Commentary: Women Have Made Their Mark In The Arts

Jan 2, 2015

Nancy Kranzberg

The subject of Women in the Arts has been brought to my attention once again.

Dr. Barbara Harbach, Curators' Professor of Music at UMSL, an internationally known composer and organist has now directed her third Women in the Arts Conference. Women in the Arts is a celebration of women creators present and past, a partnership of institutions and arts organizations from the St. Louis metropolitan area.

The Nine Network recently aired, "Makers: Celebrating Achievements of Extraordinary Women." Six new documentaries in the "Maker's" project featured groundbreaking American women in different spheres of influence: war, comedy, space, business, Hollywood and politics. Each program profiled prominent women and related their struggles, triumphs and contributions as they reshaped and transformed the landscape of their chosen vocations.

Laumeier Sculpture Park Director Marilu Knode says that the visibility of women in the visual arts has changed over the past few years. St. Louis is a perfect example of how women have matriculated into leadership positions--almost all of the visual arts museums in town are led by women, but the statistics regarding the number of women artists showing across the country in galleries and museums is disconcerting. While women are almost half the graduates of art schools, newspapers and art magazines record the slide of representing women artists in the market. We need another round of consciousness raising about the importance women artists, curators and philanthropists have had, and continue to have, in shaping the visual arts for the past 100 years.

Laumeier Sculpture Park includes more women artists than any other museum in town.

Lisa Melandri, Executive Director of The Contemporary Art Museum St. Louis says, "CAM is committed to exhibiting the work of women artists--Maya Lin, Cindy Sherman, Louise Bourgeois, Jennifer Bornstein, Ellen Gallagher, Polly Apfelbaum, Jenny Holzer, etc. and many others--as essential contributors to contemporary art and as vital, recognized members of the art historical cannon. Recently, CAM organized the mid-career survey of Nicole Eisenman, one of the most important artists working today, in an exhibition that addressed, head on, subjects of equality, civil rights, identity and feminism".

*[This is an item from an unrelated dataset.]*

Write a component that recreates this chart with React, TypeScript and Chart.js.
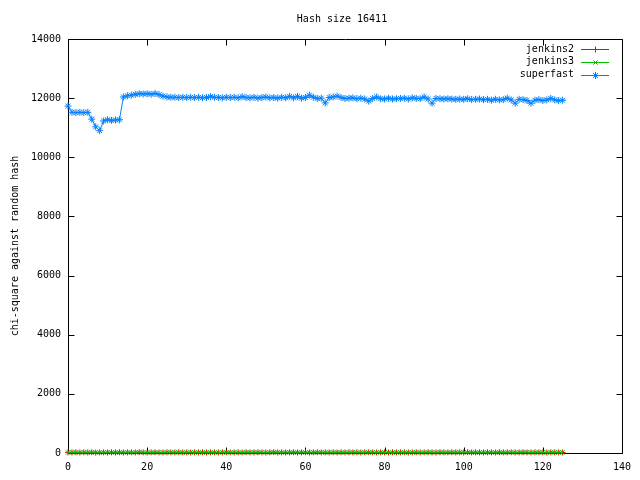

Olivia Lahs Gonzales, Director of The Sheldon Art Galleries is a well-known photographer in her own right and has published on prints, drawings, painting and sculpture. Publications and essays include "My Nature: Works with Paper by Kiki Smith (1999),"Defining Eye: Women Photographers of the 20th Century (1997) and "Candida Hoffer Photographs (2005).

Em Piro, Executive Director of The St. Lou Fringe Festival feels that like gender which is transient, art exists on a spectrum rather than a dichotomy.

Jessica Baran, nationally published poet, writer and art critic and Director of Fort Gondo Gallery on Cherokee, says she's trying to understand the effect of the abundance of women artists and would like to think that it serves as a progressive model.

When googling "women in the arts" there was no end to organizations saluting women in the arts. There was "Brava For Women in the Arts" in San Francisco, Southern California's, "Caucus for Women in the Arts" and "The Women in the Arts Festival" in Michigan. There was a website for Black Women in the Arts, Jewish Women in the Arts, and Native American Women in the Arts. The list goes on and on.

Women have certainly made their mark in the arts, and I'm very thrilled, but hope that one day, we won't have to discuss it anymore and that women will always be heard and folks won't be so shocked that a work of art in any discipline was produced by a woman.

Nancy Kranzberg has been involved in the arts community for some thirty years on numerous arts related boards.